Kentucky freshman sensation Anthony Davis dribbled out the final seconds, heaved the basketball toward the 630-foot high ceiling of the Superdome and shouted something for all of the college basketball world to hear.
“This is my stage!” Davis yelled in the glow of Kentucky’s 69-61 victory over instate rival Louisville on Saturday night in the opening semifinal of the NCAA Tournament’s Final Four.
Davis, the Wildcats’ 6-10 wunderkind, scored 18 points on seven-of-eight shooting, grabbed 14 rebounds and blocked five shots in 39 minutes as the top-seeded Wildcats, 37-2, advanced to Monday night’s championship game against Kansas.
What couldn’t be measured statistically were all the missed Louisville shots Davis altered and influenced in a 24-for-69 shooting night by the Cardinals. His presence even forced the Cardinals to miss several point-blank dunks.
“Anthony Davis is as fine a basketball player as there is,” said Louisville coach Rick Pitino. “The difference was, quite frankly, just Anthony Davis (who will be) the No. 1 pick in the draft.
“When you’re playing against Bill Russell at the pro level, you realize why the Celtics won 11 world championships.
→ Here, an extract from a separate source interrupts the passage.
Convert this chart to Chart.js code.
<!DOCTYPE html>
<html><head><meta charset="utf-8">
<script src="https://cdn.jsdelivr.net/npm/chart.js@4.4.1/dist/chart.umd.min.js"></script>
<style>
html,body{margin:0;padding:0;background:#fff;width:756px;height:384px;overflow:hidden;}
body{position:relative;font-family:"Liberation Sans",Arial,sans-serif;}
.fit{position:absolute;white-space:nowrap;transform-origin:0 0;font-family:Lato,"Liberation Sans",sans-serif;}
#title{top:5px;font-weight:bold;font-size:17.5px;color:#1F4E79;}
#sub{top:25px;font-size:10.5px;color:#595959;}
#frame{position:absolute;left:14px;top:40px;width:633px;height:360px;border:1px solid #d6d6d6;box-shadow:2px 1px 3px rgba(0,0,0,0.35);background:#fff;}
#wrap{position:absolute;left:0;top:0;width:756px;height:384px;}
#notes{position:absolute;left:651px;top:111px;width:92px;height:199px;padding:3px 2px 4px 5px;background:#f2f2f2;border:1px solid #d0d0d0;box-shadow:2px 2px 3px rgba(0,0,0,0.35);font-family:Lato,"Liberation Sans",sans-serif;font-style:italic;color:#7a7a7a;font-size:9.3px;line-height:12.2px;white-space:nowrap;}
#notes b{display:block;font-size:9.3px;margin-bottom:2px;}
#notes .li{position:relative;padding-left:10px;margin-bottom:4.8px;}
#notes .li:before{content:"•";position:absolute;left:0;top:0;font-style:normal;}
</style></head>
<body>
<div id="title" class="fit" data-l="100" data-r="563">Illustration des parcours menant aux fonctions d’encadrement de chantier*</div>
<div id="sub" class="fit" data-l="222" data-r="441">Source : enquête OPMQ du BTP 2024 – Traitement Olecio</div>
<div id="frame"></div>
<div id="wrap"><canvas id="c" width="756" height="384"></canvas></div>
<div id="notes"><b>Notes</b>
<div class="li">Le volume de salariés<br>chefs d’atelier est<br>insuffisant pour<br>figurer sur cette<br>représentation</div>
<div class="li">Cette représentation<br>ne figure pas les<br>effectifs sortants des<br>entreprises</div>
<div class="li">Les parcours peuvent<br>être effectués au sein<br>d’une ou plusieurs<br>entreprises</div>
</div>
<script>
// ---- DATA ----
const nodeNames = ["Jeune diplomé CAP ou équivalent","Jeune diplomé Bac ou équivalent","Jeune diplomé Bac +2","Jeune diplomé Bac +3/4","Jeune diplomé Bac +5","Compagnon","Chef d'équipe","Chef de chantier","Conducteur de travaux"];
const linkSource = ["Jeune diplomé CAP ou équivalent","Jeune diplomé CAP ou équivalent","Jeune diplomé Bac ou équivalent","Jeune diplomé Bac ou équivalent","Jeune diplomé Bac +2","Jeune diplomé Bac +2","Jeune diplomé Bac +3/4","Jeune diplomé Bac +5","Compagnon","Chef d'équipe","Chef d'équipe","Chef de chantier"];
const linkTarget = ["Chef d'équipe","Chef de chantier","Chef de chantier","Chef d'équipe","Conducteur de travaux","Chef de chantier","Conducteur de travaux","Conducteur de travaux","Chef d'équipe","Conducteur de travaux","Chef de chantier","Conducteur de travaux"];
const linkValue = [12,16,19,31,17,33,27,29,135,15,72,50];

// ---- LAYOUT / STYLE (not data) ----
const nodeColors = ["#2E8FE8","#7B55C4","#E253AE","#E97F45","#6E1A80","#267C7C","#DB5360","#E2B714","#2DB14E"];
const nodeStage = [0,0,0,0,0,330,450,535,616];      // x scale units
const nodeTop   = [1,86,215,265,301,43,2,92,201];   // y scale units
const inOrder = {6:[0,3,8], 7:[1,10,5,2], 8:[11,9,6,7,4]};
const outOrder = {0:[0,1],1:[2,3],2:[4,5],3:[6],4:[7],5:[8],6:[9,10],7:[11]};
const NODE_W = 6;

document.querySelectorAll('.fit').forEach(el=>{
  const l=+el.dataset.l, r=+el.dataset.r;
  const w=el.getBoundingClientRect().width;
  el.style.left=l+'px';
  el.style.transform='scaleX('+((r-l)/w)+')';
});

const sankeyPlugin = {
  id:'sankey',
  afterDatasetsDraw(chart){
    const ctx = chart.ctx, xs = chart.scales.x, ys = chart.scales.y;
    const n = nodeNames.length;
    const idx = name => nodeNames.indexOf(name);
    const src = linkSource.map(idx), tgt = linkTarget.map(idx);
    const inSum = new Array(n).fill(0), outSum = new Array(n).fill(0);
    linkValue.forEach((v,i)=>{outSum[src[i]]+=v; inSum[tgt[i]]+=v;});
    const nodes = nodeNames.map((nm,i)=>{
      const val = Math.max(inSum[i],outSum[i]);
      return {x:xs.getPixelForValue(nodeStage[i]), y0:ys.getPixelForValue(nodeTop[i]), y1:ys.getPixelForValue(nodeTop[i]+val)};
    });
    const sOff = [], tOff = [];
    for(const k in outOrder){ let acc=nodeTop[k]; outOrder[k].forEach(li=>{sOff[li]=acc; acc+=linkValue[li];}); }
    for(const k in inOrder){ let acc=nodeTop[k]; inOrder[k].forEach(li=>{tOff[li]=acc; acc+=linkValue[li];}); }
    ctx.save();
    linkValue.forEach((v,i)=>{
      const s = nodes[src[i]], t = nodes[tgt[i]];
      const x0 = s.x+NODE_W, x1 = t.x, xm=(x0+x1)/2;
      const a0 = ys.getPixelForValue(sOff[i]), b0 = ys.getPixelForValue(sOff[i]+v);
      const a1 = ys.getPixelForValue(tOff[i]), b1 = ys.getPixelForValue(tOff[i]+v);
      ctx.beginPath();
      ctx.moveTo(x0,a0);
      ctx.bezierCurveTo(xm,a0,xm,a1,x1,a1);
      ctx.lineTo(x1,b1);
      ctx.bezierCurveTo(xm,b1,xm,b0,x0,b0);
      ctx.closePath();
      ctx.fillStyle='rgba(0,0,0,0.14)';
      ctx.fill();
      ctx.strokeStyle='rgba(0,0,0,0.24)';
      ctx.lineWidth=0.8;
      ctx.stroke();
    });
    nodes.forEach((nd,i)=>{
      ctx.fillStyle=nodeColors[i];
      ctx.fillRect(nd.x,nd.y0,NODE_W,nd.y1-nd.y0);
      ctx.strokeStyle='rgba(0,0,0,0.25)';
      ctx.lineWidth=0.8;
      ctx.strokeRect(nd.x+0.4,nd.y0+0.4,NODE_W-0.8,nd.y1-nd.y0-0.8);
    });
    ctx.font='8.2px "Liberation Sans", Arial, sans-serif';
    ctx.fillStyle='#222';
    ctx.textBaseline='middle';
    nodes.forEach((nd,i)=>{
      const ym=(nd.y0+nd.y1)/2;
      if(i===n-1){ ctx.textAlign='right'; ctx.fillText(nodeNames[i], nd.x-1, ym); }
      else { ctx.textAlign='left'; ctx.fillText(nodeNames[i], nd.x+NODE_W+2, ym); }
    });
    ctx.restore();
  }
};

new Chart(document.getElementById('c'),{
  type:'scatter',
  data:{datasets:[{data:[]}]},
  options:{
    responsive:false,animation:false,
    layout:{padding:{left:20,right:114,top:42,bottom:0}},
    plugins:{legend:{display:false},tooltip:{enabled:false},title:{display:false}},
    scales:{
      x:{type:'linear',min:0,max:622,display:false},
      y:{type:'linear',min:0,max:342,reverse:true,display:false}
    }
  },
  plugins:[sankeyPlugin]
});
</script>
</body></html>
When you see this young man at the collegiate level, you realize why they’re so good. Not that their other players aren’t, but he’s so much of a factor.”
Indeed, Kentucky is more than just Davis, who on Friday was named national Player of the year. Kentucky is the only team in college basketball with six players averaging in double figures, and several made big contributions to Kentucky’s victory besides Davis.
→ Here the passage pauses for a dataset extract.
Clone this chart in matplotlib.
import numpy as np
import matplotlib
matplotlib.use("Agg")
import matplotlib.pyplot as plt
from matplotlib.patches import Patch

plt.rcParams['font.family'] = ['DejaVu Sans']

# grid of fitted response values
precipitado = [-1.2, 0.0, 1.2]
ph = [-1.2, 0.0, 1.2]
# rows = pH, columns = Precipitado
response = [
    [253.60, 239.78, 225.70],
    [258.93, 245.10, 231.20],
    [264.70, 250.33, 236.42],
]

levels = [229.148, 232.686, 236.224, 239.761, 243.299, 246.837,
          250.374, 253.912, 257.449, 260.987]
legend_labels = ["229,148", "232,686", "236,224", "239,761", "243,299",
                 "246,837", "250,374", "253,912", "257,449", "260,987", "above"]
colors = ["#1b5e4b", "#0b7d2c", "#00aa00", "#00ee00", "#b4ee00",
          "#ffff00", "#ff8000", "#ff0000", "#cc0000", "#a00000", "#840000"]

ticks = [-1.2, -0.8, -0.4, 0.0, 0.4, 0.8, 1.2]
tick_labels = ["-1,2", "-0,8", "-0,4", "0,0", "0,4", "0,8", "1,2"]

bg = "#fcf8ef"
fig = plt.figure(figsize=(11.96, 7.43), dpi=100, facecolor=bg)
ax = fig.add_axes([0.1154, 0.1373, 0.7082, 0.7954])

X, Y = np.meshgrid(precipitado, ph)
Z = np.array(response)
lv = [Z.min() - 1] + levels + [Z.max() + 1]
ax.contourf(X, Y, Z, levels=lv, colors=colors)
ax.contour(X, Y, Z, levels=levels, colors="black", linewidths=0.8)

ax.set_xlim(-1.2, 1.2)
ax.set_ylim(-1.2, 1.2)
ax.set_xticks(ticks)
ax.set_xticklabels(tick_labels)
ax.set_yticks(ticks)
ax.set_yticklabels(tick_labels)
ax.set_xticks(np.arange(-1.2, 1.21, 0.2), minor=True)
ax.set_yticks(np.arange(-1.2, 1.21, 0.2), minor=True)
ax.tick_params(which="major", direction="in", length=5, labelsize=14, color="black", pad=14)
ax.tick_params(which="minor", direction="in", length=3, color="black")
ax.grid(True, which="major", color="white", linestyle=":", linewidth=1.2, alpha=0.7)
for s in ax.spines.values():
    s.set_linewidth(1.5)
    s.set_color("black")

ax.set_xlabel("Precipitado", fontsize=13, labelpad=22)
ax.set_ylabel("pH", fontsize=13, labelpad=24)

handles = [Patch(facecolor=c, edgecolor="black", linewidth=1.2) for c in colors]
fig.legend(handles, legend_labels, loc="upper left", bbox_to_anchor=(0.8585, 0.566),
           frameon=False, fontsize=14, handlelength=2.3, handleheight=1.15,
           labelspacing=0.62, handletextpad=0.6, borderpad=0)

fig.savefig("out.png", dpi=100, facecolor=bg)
Kentucky played all but the first six minutes of the game without freshman forward Michael Kidd-Gilchrest, who had 24 points with 19 rebounds in the Wildcats’ regular-season meeting with Louisville but failed to score in the first half after sitting down with two early fouls.
With fourth-seeded Louisville threatening to pull off the upset and tying the score 49-49 with 9:07 to play, Kidd-Gilchrist took over the game by taking it to the rim. After missing two free throws, he broke the tie with a layup off a pass from Davis with 8:42 to play.
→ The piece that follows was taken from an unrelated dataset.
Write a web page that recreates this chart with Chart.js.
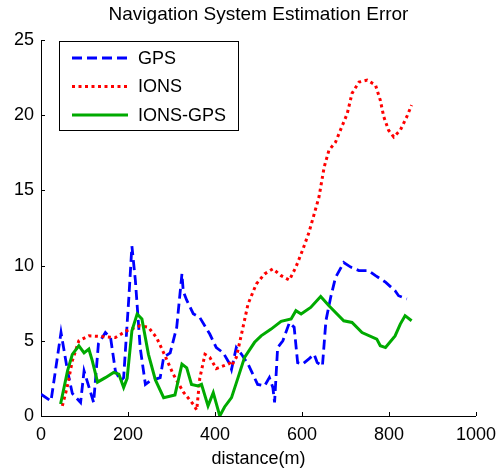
<!DOCTYPE html>
<html>
<head>
<meta charset="utf-8">
<script src="https://cdn.jsdelivr.net/npm/chart.js@4/dist/chart.umd.min.js"></script>
<style>
  html, body { margin: 0; padding: 0; background: #fff; }
  #chart { display: block; }
</style>
</head>
<body>
<canvas id="chart" width="504" height="472"></canvas>
<script>
// Values (distance in m, error)
const gpsX = [0, 23, 46, 61, 72, 91, 99, 121, 132, 148, 160, 171, 183, 190, 202, 209, 217, 228, 240, 251, 274, 282, 297, 312, 324, 327, 335, 350, 365, 388, 403, 419, 434, 438, 449, 461, 476, 498, 514, 525, 533, 537, 544, 556, 571, 582, 590, 601, 616, 628, 635, 647, 655, 666, 677, 696, 712, 731, 753, 769, 792, 814, 822, 841];
const gpsY = [1.45, 1.0, 5.55, 3.0, 1.5, 0.9, 3.0, 0.9, 4.8, 5.55, 5.2, 3.0, 2.33, 2.55, 7.9, 11.3, 9.0, 4.55, 2.1, 2.33, 2.55, 3.9, 4.2, 5.9, 9.45, 8.3, 7.7, 6.8, 6.55, 5.45, 4.55, 4.2, 3.45, 3.1, 4.55, 4.1, 3.45, 2.1, 2.0, 2.55, 1.9, 0.9, 4.55, 5.0, 6.2, 5.9, 3.55, 3.45, 3.8, 4.1, 3.55, 3.33, 6.33, 7.9, 9.2, 10.2, 9.9, 9.67, 9.67, 9.33, 8.9, 8.33, 8.0, 7.78];

const ionsX = [49, 60, 72, 87, 110, 148, 171, 197, 228, 247, 266, 282, 304, 327, 350, 358, 365, 377, 388, 403, 419, 434, 438, 449, 461, 476, 495, 514, 533, 552, 571, 586, 601, 616, 639, 651, 662, 677, 693, 704, 715, 731, 750, 769, 780, 788, 799, 811, 826, 841, 852];
const ionsY = [0.67, 1.9, 3.67, 5.0, 5.33, 5.27, 5.22, 5.67, 6.0, 5.9, 5.2, 4.2, 2.78, 1.6, 0.78, 0.4, 2.5, 4.1, 3.9, 3.15, 3.33, 3.5, 3.33, 3.9, 5.45, 7.45, 8.78, 9.45, 9.78, 9.33, 9.04, 9.9, 11.0, 12.2, 14.55, 16.55, 17.67, 18.2, 19.33, 20.1, 21.45, 22.2, 22.33, 22.0, 21.0, 19.9, 19.0, 18.55, 19.0, 19.9, 20.67];

const ionsGpsX = [45, 61, 72, 87, 99, 110, 118, 130, 148, 167, 179, 190, 198, 209, 221, 232, 247, 263, 282, 308, 324, 335, 346, 361, 369, 384, 396, 411, 422, 438, 453, 468, 491, 506, 529, 552, 575, 586, 598, 620, 643, 662, 696, 715, 738, 772, 780, 792, 814, 826, 837, 852];
const ionsGpsY = [0.8, 3.0, 4.1, 4.67, 4.2, 4.45, 3.67, 2.25, 2.55, 2.9, 2.78, 1.9, 2.5, 5.67, 6.78, 6.45, 4.1, 2.4, 1.22, 1.4, 3.45, 3.2, 2.1, 2.0, 2.1, 0.67, 1.55, 0.0, 0.6, 1.22, 2.55, 3.9, 4.9, 5.33, 5.78, 6.29, 6.45, 7.0, 6.78, 7.22, 7.95, 7.33, 6.33, 6.22, 5.55, 5.11, 4.67, 4.55, 5.33, 6.11, 6.67, 6.33];

const seriesNames = ['GPS', 'IONS', 'IONS-GPS'];
const xTicks = [0, 200, 400, 600, 800, 1000];
const yTicks = [0, 5, 10, 15, 20, 25];

const FONT = 'Liberation Sans, Arial, Helvetica, sans-serif';

function toPoints(xs, ys) {
    return xs.map((x, i) => ({ x: x, y: ys[i] }));
}

// inward tick marks + boxed legend inside the plot
const axesExtras = {
    id: 'axesExtras',
    afterDraw(chart) {
        const ctx = chart.ctx;
        const xs = chart.scales.x, ys = chart.scales.y;
        const area = chart.chartArea;
        ctx.save();
        ctx.strokeStyle = '#000';
        ctx.lineWidth = 1;
        ctx.beginPath();
        yTicks.forEach(v => {
            const py = Math.round(ys.getPixelForValue(v)) + 0.5;
            ctx.moveTo(area.left, py);
            ctx.lineTo(area.left + 4, py);
        });
        xTicks.forEach(v => {
            const px = Math.round(xs.getPixelForValue(v)) + 0.5;
            ctx.moveTo(px, area.bottom);
            ctx.lineTo(px, area.bottom - 4);
        });
        ctx.stroke();

        // legend
        const lx = area.left + 18, ly = area.top + 1, lw = 179, lh = 89;
        ctx.fillStyle = '#fff';
        ctx.fillRect(lx, ly, lw, lh);
        ctx.strokeRect(lx + 0.5, ly + 0.5, lw, lh);
        chart.data.datasets.forEach((ds, i) => {
            const cy = ly + 17 + i * 28.5;
            ctx.beginPath();
            ctx.strokeStyle = ds.borderColor;
            ctx.lineWidth = ds.borderWidth;
            ctx.setLineDash(ds.borderDash || []);
            ctx.moveTo(lx + 13, cy);
            ctx.lineTo(lx + 69, cy);
            ctx.stroke();
            ctx.setLineDash([]);
            ctx.fillStyle = '#000';
            ctx.font = '18px ' + FONT;
            ctx.textBaseline = 'middle';
            ctx.textAlign = 'left';
            ctx.fillText(ds.label, lx + 79, cy + 1);
        });
        ctx.restore();
    }
};

const ctx = document.getElementById('chart').getContext('2d');
const chart = new Chart(ctx, {
    type: 'line',
    data: {
        datasets: [
            { label: seriesNames[0], data: toPoints(gpsX, gpsY), borderColor: '#0000ff', borderWidth: 2.8, borderDash: [10, 5], order: 2 },
            { label: seriesNames[1], data: toPoints(ionsX, ionsY), borderColor: '#ff0000', borderWidth: 3, borderDash: [3, 3.5], order: 1 },
            { label: seriesNames[2], data: toPoints(ionsGpsX, ionsGpsY), borderColor: '#00aa00', borderWidth: 3, order: 0 }
        ]
    },
    options: {
        responsive: false,
        animation: false,
        layout: { padding: { left: 0, right: 22, top: 0, bottom: 0 } },
        elements: { point: { radius: 0 }, line: { tension: 0, fill: false } },
        plugins: {
            legend: { display: false },
            tooltip: { enabled: false },
            title: {
                display: true,
                fullSize: false,
                text: 'Navigation System Estimation Error',
                color: '#000',
                font: { family: FONT, size: 19, weight: 'normal' },
                padding: { top: 3, bottom: 14.2 }
            }
        },
        scales: {
            x: {
                type: 'linear',
                min: 0, max: 1000,
                afterBuildTicks: s => { s.ticks = xTicks.map(v => ({ value: v })); },
                afterFit: s => { s.height = 56; },
                grid: { display: false, drawTicks: false },
                border: { display: true, color: '#000', width: 1 },
                ticks: { color: '#000', padding: 8, font: { family: FONT, size: 18 }, callback: v => String(v) },
                title: { display: true, text: 'distance(m)', color: '#000', font: { family: FONT, size: 18 }, padding: { top: 0, bottom: 2 } }
            },
            y: {
                min: 0, max: 25,
                afterBuildTicks: s => { s.ticks = yTicks.map(v => ({ value: v })); },
                afterFit: s => { s.width = 41; },
                grid: { display: false, drawTicks: false },
                border: { display: true, color: '#000', width: 1 },
                ticks: { color: '#000', padding: 7, font: { family: FONT, size: 18 } }
            }
        }
    },
    plugins: [axesExtras]
});
</script>
</body>
</html>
Then Kidd-Gilchrist added a 360-degree slam dunk on the next possession, giving the Wildcats a 53-49 lead and electrifying the large contingent of blue-clad Kentucky fans in the crowd.
“I was just being aggressive all the time I was on the floor,” said Kidd-Gilchrest, who scored nine points. “I saw the lane it was right there. The 360 was my second bucket, so it felt good.”
Kidd-Gilchrist’s performance energized the rest of his teammates.
“Mike is a huge part of the team,” said senior forward Darius Miller. “Us missing him the first half really hurt us. You saw how he dominated the game. He plays with high intensity. We feed off that. We always need him in the game. Just his presence helps us out.”
Louisville, 30-10, made one more run at the Wildcats, drawing to within 53-51 with 7:34 to play. Kentucky answered as sophomore Terrence Jones muscled in for a basket; Miller hit a three-pointer and two free throws for a 60-51 lead, and the Wildcats finished up with three slam dunks— a one-handed windmill by Davis, and two more jams by Kidd-Gilchrist, leading to Davis’ shouting out his feelings about beating Louisville.
“We are from Kentucky,” Davis said. “We were built for this. We go hard in practice we go out there to have fun.”
That’s why Davis demanded the ball from his teammates, went after every Louisville shooter who got near the lane, and twice crashed into press tables and end-zone seats while chasing loose balls.
“I got to do it for my team,” Davis said. “That’s all the effort I knew I could make plays in the post. “My team needs me to play well, just like I need my team to play well. I think that’s what we did tonight.”